In contrast, even the alternate title to The Testament Of Ann LeeThe Woman Clothed By The Sun, With The Moon Beneath Her Feet, a direct quote from Revelation 12:1, which depicts a Mariological figure birthing the Son Of God in agony in the face of a Satanic dragon before retreating to a mythological wilderness (much like Northeastern wood the film opens on)—offers more to chew on scripturally and theologically than the entirety of David’s fundamentalism. As most venerated Bible scholars will tell you, of the Christian faith or not, the tales of Old Testament scripture are not to be read so literally. David likely existed, was King, and other such essential facts that give the stories a historical angle. But said tales’ grandiosity and instructiveness have been forged by the fire of Angel Studios-like storytellers over thousands of years, making them into fables.

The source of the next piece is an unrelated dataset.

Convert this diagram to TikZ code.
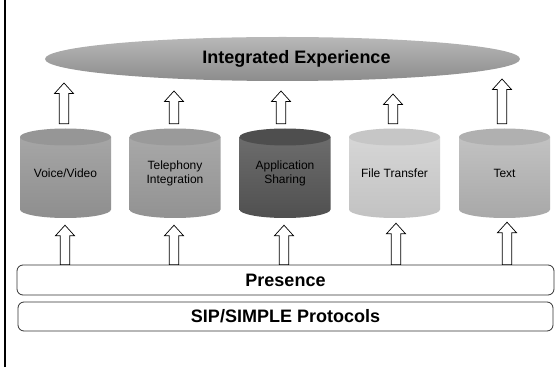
\documentclass[tikz,border=0pt]{standalone}
\usepackage{fontspec}
\setmainfont{Liberation Sans}
\usetikzlibrary{calc}

\definecolor{ellTop}{HTML}{B8B8B8}
\definecolor{ellBot}{HTML}{8C8C8C}
\definecolor{vvBody}{HTML}{A6A6A6}\definecolor{vvLow}{HTML}{8E8E8E}\definecolor{vvTop}{HTML}{969696}
\definecolor{tiBody}{HTML}{A8A8A8}\definecolor{tiLow}{HTML}{929292}\definecolor{tiTop}{HTML}{9A9A9A}
\definecolor{asBody}{HTML}{6C6C6C}\definecolor{asLow}{HTML}{505050}\definecolor{asTop}{HTML}{4E4E4E}
\definecolor{ftBody}{HTML}{D6D6D6}\definecolor{ftLow}{HTML}{C2C2C2}\definecolor{ftTop}{HTML}{C6C6C6}
\definecolor{txBody}{HTML}{C2C2C2}\definecolor{txLow}{HTML}{A8A8A8}\definecolor{txTop}{HTML}{B0B0B0}

\tikzset{
  drumlabel/.style={inner sep=0pt, minimum width=91pt, minimum height=89.5pt,
    align=center, font=\fontsize{12}{14.5}\selectfont},
  blockarrow/.style={draw=black, line width=0.7pt, fill=white, line join=miter},
  layerbox/.style={draw=black!80, line width=0.8pt, rounded corners=6pt,
    font=\fontsize{18}{20}\selectfont\bfseries, inner sep=0pt},
}

% cylinder: #1 node name, #2 centre x, #3 upper body colour, #4 lower body colour, #5 top colour, #6 text
\newcommand\drum[6]{%
  \shade[top color=#3, bottom color=#4]
    (#2-45.5,230) -- (#2-45.5,157.5)
    arc[start angle=180, end angle=360, x radius=45.5, y radius=8.5]
    -- (#2+45.5,230) -- cycle;
  \fill[#5] (#2,230) ellipse[x radius=45.5, y radius=8.5];
  \node[drumlabel] (#1) at (#2,193.75) {#6};
}

% hollow upward block arrow from #1 (tail) to the height of #2 (tip)
\newcommand\blockup[2]{%
  \draw[blockarrow] let \p1=(#1), \p2=(#2) in
    (\x1-4.75pt,\y1) -- (\x1+4.75pt,\y1) -- (\x1+4.75pt,\y2-10.5pt)
    -- (\x1+9.5pt,\y2-10.5pt) -- (\x1,\y2) -- (\x1-9.5pt,\y2-10.5pt)
    -- (\x1-4.75pt,\y2-10.5pt) -- cycle;
}

\begin{document}
\begin{tikzpicture}[x=1pt, y=1pt]
  \useasboundingbox (0,0) rectangle (559,367);
  \fill[white] (0,0) rectangle (559,367);
  \draw[line width=2pt] (4.5,0) -- (4.5,367);

  % top band
  \shade[top color=ellTop, bottom color=ellBot]
    (282.5,308) ellipse[x radius=237.5, y radius=22];
  \node[font=\fontsize{18}{20}\selectfont\bfseries, inner sep=0pt] (exp) at (296.5,308) {Integrated Experience};

  % service cylinders
  \drum{c1}{65.5}{vvBody}{vvLow}{vvTop}{Voice/Video}
  \drum{c2}{175}{tiBody}{tiLow}{tiTop}{Telephony\\Integration}
  \drum{c3}{285}{asBody}{asLow}{asTop}{Application\\Sharing}
  \drum{c4}{394.5}{ftBody}{ftLow}{ftTop}{File Transfer}
  \drum{c5}{504.5}{txBody}{txLow}{txTop}{Text}

  % layers
  \node[layerbox, minimum width=537pt, minimum height=30pt] (pres) at (285.5,87) {Presence};
  \node[layerbox, minimum width=535pt, minimum height=29pt] (sip) at (285.5,50.5) {SIP/SIMPLE Protocols};

  % arrow ends
  \coordinate (u1a) at ([xshift=-1.5pt, yshift=4.5pt]c1.north);
  \coordinate (u2a) at ([xshift=-1pt, yshift=4.5pt]c2.north);
  \coordinate (u3a) at ([xshift=-4pt, yshift=4.5pt]c3.north);
  \coordinate (u4a) at ([xshift=-1.5pt, yshift=4.5pt]c4.north);
  \coordinate (u5a) at ([xshift=-2.5pt, yshift=4.5pt]c5.north);
  \coordinate (u1b) at (64,284);
  \coordinate (u2b) at (174,276);
  \coordinate (u3b) at (281,276);
  \coordinate (u4b) at (393,273);
  \coordinate (u5b) at (502,288);

  \coordinate (d1a) at (pres.north -| 65,0);
  \coordinate (d2a) at (pres.north -| 174,0);
  \coordinate (d3a) at (pres.north -| 284,0);
  \coordinate (d4a) at (pres.north -| 396,0);
  \coordinate (d5a) at (pres.north -| 507,0);
  \coordinate (d1b) at ([yshift=-7pt]c1.south);
  \coordinate (d2b) at ([yshift=-7pt]c2.south);
  \coordinate (d3b) at ([yshift=-7pt]c3.south);
  \coordinate (d4b) at ([yshift=-5pt]c4.south);
  \coordinate (d5b) at ([yshift=-4pt]c5.south);

  \foreach \i in {1,...,5}{
    \blockup{u\i a}{u\i b}
    \blockup{d\i a}{d\i b}
  }
\end{tikzpicture}
\end{document}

If miracles rescued people from their darkest despair, their most hopeless moments, it would be easy to believe. There would be no need for faith. Who wouldn’t sign up for that existential protection if it were a certainty? That’d be like not having health insurance. But without something as obvious as miracles, the concept of faith must embrace ambiguity, doubt, and reality in order to exist. David and Ann Lee might tell dialectic stories of the religious experience, but, ironically, they inspire the opposite of their makers’ worldviews when it comes to finding meaning in faith—one shows admiration for its perseverance and lifelong difficulty, while the other presents it with certainty, a crutch that dismantles the concept of faith altogether.